|Cathedrale Saint-Pons de Cimiez, exterior|
After leaving Beziers on Sunday, May 16 (Day 7 of the tour), we drove into the mountains to the town of Saint-Pons-de-Thomieres, to visit the Cathedrale Saint-Pons de Cimiez on our way to Carcassonne, perhaps the most extraordinary town in all of France (possibly next to Paris).
|Magnificent gilded baroque organ and inlaid marble walls,|
interior of Cathedrale Saint-Pons de Cimiez
The organ in the Cathedrale Saint-Pons de Cimiez is a baroque instrument, built in 1771 by Micot and Son; it was restored in the 1980s, but all the original features (pipes, casing, stops) have been retained. It is a magnificent looking organ and one of the oldest we have seen and heard. Although the exterior of the church has a simple Romanesque style, the interior is clearly baroque, with gilding and abundant inlaid marble on walls and fixtures.

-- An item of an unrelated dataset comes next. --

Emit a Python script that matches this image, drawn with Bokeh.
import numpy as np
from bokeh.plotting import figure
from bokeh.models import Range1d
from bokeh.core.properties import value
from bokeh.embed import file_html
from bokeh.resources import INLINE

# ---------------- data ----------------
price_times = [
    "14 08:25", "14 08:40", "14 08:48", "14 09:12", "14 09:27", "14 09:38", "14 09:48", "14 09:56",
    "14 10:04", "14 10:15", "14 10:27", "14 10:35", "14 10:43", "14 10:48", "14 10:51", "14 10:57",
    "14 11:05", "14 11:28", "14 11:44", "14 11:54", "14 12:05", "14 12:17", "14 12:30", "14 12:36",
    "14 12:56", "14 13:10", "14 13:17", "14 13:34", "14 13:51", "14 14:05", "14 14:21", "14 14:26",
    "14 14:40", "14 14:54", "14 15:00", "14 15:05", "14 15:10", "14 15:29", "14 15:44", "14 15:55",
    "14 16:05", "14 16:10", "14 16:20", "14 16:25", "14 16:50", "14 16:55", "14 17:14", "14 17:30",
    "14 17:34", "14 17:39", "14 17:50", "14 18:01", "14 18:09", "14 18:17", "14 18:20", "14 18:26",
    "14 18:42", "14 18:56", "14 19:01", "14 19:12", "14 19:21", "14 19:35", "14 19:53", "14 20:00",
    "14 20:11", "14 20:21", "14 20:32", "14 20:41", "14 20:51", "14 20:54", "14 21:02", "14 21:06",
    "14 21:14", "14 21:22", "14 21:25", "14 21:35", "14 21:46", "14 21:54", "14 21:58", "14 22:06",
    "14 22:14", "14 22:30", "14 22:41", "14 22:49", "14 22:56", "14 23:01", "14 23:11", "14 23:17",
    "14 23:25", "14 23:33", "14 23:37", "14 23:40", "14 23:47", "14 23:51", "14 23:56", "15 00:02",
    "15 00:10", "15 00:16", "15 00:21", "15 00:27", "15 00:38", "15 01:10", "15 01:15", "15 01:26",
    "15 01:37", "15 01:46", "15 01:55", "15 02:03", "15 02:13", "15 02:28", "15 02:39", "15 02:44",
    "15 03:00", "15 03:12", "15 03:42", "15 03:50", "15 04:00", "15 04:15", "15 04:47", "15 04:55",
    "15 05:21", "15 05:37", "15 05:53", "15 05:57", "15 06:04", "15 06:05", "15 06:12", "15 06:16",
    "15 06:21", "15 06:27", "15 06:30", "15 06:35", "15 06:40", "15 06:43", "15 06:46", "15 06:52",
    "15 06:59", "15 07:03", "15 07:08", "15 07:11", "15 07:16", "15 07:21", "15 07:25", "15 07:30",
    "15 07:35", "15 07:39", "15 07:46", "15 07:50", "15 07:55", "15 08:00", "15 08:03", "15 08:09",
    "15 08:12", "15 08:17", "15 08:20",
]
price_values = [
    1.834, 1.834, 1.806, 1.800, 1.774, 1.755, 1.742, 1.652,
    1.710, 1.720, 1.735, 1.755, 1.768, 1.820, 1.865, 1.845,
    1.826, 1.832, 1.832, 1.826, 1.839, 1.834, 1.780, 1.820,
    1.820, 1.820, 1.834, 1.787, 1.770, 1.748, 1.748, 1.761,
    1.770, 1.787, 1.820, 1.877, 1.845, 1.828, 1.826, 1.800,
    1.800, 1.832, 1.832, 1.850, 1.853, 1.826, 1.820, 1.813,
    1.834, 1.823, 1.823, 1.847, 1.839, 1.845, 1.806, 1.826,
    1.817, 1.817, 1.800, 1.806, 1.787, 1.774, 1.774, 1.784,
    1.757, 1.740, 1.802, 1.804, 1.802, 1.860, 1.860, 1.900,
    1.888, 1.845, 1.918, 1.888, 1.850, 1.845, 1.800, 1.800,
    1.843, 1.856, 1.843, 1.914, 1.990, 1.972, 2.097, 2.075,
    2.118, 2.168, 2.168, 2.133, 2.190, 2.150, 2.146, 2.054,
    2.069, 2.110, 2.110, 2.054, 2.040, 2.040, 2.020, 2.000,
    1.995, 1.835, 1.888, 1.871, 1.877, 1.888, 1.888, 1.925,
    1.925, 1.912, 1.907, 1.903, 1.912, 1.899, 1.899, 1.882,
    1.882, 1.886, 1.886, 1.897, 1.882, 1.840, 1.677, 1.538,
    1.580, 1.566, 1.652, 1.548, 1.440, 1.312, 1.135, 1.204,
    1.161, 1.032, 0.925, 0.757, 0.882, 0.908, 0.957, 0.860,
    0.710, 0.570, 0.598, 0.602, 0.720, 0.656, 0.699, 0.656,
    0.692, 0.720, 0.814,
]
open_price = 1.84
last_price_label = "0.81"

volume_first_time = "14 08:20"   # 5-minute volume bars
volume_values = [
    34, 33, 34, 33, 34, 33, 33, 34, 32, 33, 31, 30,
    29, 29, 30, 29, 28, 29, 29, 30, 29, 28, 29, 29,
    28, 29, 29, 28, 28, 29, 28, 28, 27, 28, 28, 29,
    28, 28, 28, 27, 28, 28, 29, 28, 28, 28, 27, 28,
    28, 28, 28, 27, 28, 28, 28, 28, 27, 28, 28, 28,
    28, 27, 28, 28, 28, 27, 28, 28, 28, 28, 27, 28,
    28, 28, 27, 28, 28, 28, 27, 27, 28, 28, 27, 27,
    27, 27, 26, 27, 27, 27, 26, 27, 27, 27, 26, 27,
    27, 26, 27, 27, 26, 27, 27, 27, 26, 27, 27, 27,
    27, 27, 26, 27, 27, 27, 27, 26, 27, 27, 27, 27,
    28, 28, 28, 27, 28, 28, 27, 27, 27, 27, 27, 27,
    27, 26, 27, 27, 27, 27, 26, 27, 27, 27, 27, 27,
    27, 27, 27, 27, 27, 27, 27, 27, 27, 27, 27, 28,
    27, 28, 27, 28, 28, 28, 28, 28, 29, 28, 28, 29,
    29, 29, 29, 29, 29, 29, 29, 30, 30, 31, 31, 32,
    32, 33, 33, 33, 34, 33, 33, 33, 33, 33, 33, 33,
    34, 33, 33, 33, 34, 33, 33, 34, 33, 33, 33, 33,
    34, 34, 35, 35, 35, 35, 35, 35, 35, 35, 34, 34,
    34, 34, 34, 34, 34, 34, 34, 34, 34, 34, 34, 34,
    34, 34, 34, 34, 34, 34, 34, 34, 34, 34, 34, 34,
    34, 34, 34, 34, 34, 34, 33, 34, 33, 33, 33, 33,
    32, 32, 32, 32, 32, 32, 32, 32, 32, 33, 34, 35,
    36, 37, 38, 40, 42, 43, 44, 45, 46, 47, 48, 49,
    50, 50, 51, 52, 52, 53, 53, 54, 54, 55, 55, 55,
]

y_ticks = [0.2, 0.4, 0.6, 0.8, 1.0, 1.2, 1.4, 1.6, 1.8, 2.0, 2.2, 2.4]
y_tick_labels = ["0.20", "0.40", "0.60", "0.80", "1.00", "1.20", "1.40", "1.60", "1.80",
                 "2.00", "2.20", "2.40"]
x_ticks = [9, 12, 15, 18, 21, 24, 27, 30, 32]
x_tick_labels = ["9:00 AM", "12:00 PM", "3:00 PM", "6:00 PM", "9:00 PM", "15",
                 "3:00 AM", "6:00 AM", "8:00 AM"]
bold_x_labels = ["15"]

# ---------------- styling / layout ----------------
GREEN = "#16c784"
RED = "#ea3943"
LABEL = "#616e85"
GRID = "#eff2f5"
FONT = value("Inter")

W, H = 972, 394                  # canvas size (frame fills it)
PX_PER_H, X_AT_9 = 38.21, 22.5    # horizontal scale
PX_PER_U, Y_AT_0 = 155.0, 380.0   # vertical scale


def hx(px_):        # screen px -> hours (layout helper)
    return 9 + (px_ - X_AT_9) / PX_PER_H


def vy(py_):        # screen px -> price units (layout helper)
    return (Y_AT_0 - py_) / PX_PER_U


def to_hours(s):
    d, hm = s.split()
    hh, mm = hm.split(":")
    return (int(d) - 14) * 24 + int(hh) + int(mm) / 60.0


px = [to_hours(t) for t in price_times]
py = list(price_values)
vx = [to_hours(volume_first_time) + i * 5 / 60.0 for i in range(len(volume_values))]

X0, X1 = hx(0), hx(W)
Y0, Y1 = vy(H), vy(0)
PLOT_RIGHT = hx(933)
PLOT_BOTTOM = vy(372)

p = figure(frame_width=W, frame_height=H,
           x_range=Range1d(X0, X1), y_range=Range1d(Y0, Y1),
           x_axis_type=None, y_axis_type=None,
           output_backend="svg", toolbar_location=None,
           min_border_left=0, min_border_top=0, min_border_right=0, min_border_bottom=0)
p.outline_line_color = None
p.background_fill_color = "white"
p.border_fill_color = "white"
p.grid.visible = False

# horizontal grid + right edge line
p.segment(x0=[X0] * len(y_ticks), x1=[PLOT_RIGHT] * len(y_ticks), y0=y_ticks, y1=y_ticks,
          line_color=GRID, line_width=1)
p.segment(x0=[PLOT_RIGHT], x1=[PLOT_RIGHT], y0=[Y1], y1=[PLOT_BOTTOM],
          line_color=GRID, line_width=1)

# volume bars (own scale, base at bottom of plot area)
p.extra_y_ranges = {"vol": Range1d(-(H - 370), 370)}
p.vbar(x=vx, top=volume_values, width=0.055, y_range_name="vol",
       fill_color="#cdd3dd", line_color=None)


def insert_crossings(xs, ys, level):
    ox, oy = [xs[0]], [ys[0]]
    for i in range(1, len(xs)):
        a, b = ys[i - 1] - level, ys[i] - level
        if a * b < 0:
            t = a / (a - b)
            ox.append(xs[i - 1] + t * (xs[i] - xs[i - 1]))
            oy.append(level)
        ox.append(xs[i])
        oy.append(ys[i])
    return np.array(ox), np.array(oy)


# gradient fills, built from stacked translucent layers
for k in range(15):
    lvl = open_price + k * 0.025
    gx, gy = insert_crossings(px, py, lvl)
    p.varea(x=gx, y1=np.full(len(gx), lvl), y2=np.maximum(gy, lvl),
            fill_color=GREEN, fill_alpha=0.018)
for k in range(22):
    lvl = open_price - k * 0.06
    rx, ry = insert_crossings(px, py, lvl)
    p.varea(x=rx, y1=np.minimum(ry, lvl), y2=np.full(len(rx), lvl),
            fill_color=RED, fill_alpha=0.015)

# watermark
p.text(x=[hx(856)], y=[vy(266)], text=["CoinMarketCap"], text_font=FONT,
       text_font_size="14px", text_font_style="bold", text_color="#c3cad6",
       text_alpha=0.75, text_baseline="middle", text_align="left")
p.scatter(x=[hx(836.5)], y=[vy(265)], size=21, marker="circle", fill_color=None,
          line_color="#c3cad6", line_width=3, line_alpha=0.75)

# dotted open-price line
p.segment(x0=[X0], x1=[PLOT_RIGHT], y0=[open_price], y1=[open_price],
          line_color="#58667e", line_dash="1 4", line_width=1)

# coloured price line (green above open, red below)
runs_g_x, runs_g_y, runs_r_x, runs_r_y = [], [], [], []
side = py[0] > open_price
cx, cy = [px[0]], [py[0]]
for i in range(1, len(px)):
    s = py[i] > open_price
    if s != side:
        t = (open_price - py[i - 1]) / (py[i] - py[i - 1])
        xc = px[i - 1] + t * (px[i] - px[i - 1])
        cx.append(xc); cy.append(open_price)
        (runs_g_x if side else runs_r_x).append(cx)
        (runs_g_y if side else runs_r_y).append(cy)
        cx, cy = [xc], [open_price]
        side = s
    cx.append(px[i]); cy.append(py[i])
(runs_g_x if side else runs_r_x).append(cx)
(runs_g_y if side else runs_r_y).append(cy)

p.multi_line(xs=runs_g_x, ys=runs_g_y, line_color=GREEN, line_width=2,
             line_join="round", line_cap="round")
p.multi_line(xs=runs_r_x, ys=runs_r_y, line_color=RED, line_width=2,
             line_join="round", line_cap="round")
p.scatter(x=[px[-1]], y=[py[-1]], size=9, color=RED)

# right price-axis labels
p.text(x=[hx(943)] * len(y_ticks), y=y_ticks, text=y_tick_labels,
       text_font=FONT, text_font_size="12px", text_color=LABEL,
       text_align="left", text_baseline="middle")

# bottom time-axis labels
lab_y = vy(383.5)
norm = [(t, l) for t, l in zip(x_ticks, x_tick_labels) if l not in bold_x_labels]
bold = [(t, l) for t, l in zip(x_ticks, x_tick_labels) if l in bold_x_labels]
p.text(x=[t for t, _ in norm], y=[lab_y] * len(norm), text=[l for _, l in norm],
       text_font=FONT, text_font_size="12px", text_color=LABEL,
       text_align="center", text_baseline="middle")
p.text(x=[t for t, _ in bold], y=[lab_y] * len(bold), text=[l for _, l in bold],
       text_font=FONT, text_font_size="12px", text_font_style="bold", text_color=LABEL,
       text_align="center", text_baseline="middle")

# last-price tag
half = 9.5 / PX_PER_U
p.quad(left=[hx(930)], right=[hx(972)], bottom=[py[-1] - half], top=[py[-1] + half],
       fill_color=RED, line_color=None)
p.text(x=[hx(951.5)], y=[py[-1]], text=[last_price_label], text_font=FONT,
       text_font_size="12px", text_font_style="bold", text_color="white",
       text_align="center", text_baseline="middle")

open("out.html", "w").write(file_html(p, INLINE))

|Michael Barone at the console, Saint-Pons|
From Saint-Pons, we drove on to the fairy-tale city of Carcassonne, which is one of my two favorite cities/towns in France, along with Strasbourg. The sky was overcast as we approached the city, so I couldn’t get a good, well-lit photo of the iconic walled medieval city. We visited three churches in the city.

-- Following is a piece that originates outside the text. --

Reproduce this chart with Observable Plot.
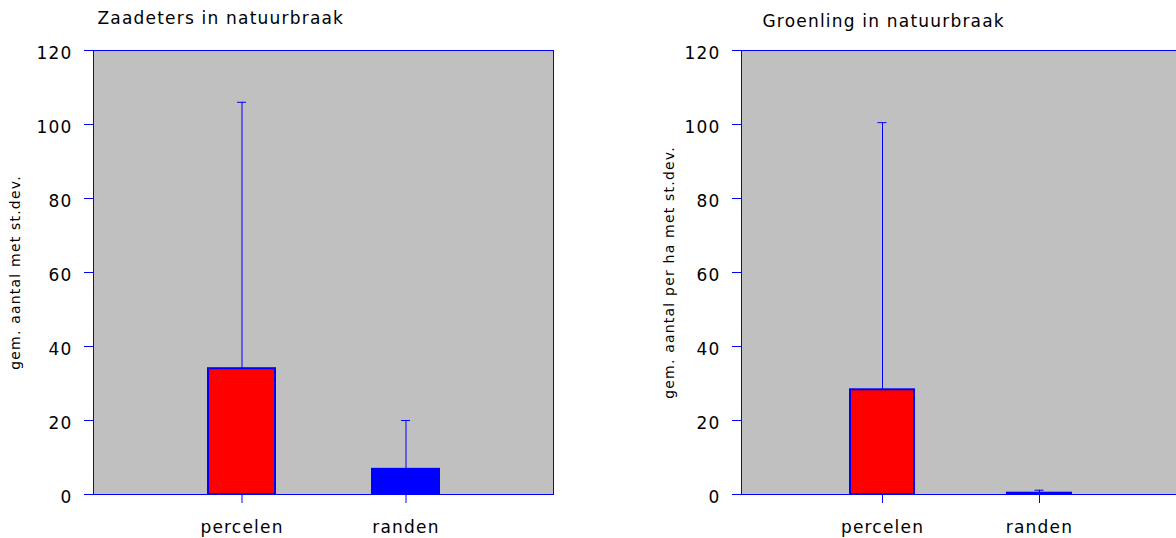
<!DOCTYPE html>
<html>
<head>
<meta charset="utf-8">
<script src="https://cdn.jsdelivr.net/npm/d3@7"></script>
<script src="https://cdn.jsdelivr.net/npm/@observablehq/plot@0.6"></script>
<style>
  html, body { margin: 0; padding: 0; background: #fff; overflow: hidden; }
  #wrap { position: relative; width: 1176px; height: 538px; overflow: hidden; }
  #wrap > div, #wrap > svg { position: absolute; top: 0; }
</style>
</head>
<body>
<div id="wrap"></div>
<script>
// ---- data ----
const categories = ["percelen", "randen"];
const yTicks = [0, 20, 40, 60, 80, 100, 120];

const zaadTitle = "Zaadeters in natuurbraak";
const zaadYLabel = "gem. aantal met st.dev.";
const zaadMean = [34, 6.8];
const zaadSD = [72, 13.2];
const zaadFill = ["#ff0000", "#0000ff"];

const groenTitle = "Groenling in natuurbraak";
const groenYLabel = "gem. aantal per ha met st.dev.";
const groenMean = [28.3, 0.35];
const groenSD = [72.2, 0.8];
const groenFill = ["#ff0000", "#0000ff"];

function panel({title, yLabel, mean, sd, fills, width, marginLeft, marginRight, titleDx, titleDy, labelDx, capInset}) {
  const rows = categories.map((c, i) => ({cat: c, mean: mean[i], hi: mean[i] + sd[i], fill: fills[i]}));
  return Plot.plot({
    width, height: 538,
    marginTop: 50, marginBottom: 44, marginLeft, marginRight,
    style: {fontFamily: "'DejaVu Sans', sans-serif", letterSpacing: "1.2px", background: "transparent", overflow: "visible"},
    x: {type: "band", domain: categories, paddingInner: 0.594, paddingOuter: 0.691, axis: null},
    y: {domain: [0, 120], axis: null},
    marks: [
      Plot.frame({fill: "#c0c0c0", stroke: null}),
      Plot.ruleX(rows, {x: "cat", y1: "mean", y2: "hi", stroke: "#0000ff", strokeWidth: 1}),
      Plot.tickY(rows, {x: "cat", y: "hi", stroke: "#0000ff", strokeWidth: 1, insetLeft: capInset, insetRight: capInset}),
      Plot.barY(rows, {x: "cat", y: "mean", fill: "fill", stroke: "#0000ff", strokeWidth: 2}),
      Plot.frame({stroke: "#0000ff", strokeWidth: 1}),
      Plot.axisY({ticks: yTicks, tickSize: 9, stroke: "#0000ff", fill: "none", tickFormat: () => "", label: null}),
      Plot.axisY({ticks: yTicks, tickSize: 0, tickPadding: 21, fill: "#000", fontSize: 17, dy: 3, label: null}),
      Plot.axisX({tickSize: 9, tickPadding: 17, stroke: "#0000ff", fill: "#000", fontSize: 17, label: null}),
      Plot.text([title], {frameAnchor: "top-left", dx: titleDx, dy: titleDy, lineAnchor: "bottom", textAnchor: "start", fontSize: 17, fill: "#000"}),
      Plot.text([yLabel], {frameAnchor: "left", rotate: -90, dx: labelDx, lineAnchor: "bottom", textAnchor: "middle", fontSize: 14, fill: "#000"})
    ]
  });
}

const wrap = document.getElementById("wrap");
const left = panel({title: zaadTitle, yLabel: zaadYLabel, mean: zaadMean, sd: zaadSD, fills: zaadFill,
  width: 588, marginLeft: 93, marginRight: 35, titleDx: 4, titleDy: -26.7, labelDx: -73.4, capInset: 29});
left.style.left = "0px";
wrap.appendChild(left);

const right = panel({title: groenTitle, yLabel: groenYLabel, mean: groenMean, sd: groenSD, fills: groenFill,
  width: 600, marginLeft: 153, marginRight: 8, titleDx: 21, titleDy: -24, labelDx: -68, capInset: 27.5});
right.style.left = "588px";
wrap.appendChild(right);
</script>
</body>
</html>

|The medieval walled city of Carcasonne|
The first church was the Cathedrale Saint-Michel, which boasts two organs--a great organ and a choir organ--both built by Cavaille-Coll in the mid-19th century. The organist played some very dramatic pieces; intense sound filling the church, then some lighter pieces, perhaps improvisations, that included clear, enchanting tones of bells and cymbals. The church was very dark and musty, and they may have been doing some remodeling; I had to leave before the presentation was over because of a paroxysm of coughing in reaction to the dust, mold and incense that pervaded the interior space
|Organ, Cathedrale Saint-Michel|
The next church we visited was the Eglise Saint-Vincent, where I waited by the side for the others to come. I had left the other church before group members had played because the smell in the church was causing me to cough, sneeze, and wheeze. The rain had pretty much let up, and the sun came out briefly, but dark, ominous clouds covered it once again. This is another fortress-like church, but in the middle of the city. Again, the church had a great organ and a choir organ, originally built in the early 18th century, modified by Cavaille and Cavaille-Coll in the late 18th century, and then completely rebuilt by Puget in the 19th century. Several in the group played a Widor piece on this organ. The high notes had a very pure tone; the sound was mellow in the middle range, and the lower chords almost seemed to overwhelm the space. According to AB Culver, the reverberation was greater in this church than in any of the others we’d visited. So the combination of the organ and the space gave the music a very special sound and feel.
|Beautiful stained glass windows in the |
Finally, we went into the walled city of Carcassonne itself. There the church was the Basilique Saint-Nazaire, whose original organ was built in 1637. It has been overhauled and restored several times since then by notable organ builders. The sound of the organ was good, but not as dramatic or melodic or versatile as some of the other instruments we’ve heard so far. The church was very dark inside, so I didn’t get a decent picture of the organ, but I did manage to get good potos of stained glass windows in this church and the previous one. Walking up and down the city's narrow passageways with a few others in the group, I took as many photos of the city as I could before dark set in. It touched my deepest sense of self and personal continuity as I relived--in memory and imagination--my other trip to Carcassonne in 1957, more than a half century ago.